Adaptive ultrasound phased array systems for deep hyperthermia.

Abstract

Ultrasound phased arrays show increasing promise as versatile applicators for hyperthermia cancer therapy, because they can produce complicated spatially distributed energy deposition patterns without mechanical movement. However, tissue inhomogeneities can affect the focused beams produced by a phased array. Thus adaptive array systems that can correct phase errors due to inhomogeneous tissues may be needed in the clinic. In this research, the effects of phase quantization and Gaussian-distributed random phase errors on focal patterns were studied. Focal distortions caused by inhomogeneous media such as pork tissue or a polymer phantom were experimentally studied. These studies showed the sensitivity of different focal patterns to phase errors. Also, the approach of using implantable acoustic sensors for acoustic feedback was experimentally verified, where several prototype phased arrays were applied to focus through inhomogeneous media by compensating for phase errors due to tissue inhomogeneity and target movement.

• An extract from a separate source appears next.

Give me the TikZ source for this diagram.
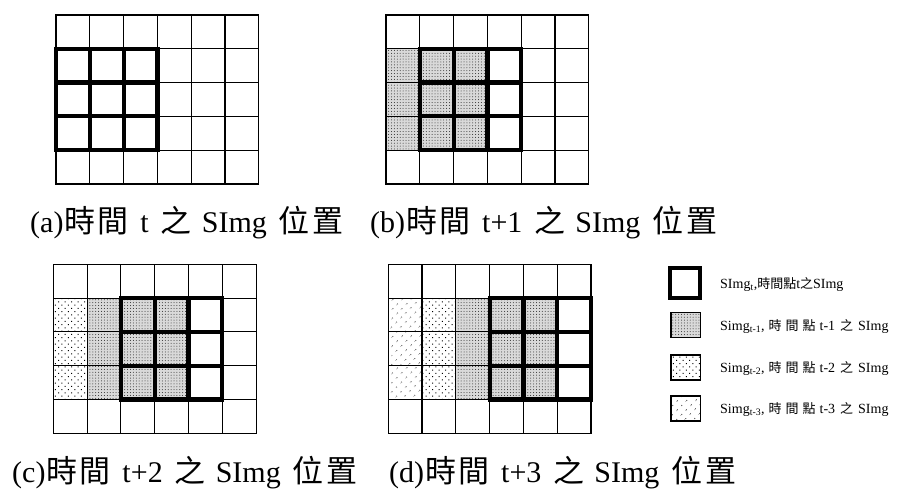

This study proves that ultrasound phased arrays can dramatically improve focus by adaptively overcoming phase errors. Furthermore, fundamental limits on focused ultrasound for hyperthermia were investigated by showing the unavoidable hot spots in normal tissues when the tumor volume is too large. This study determined the relationships between the upper bound of treatable volume and physical constraints such as tumor depth, attenuation rate, acoustic window size, blood perfusion rate, and tolerable temperature limit in normal tissues. Finally, a prototypic phased array was applied to produce different heating patterns in dogs' thighs in vivo.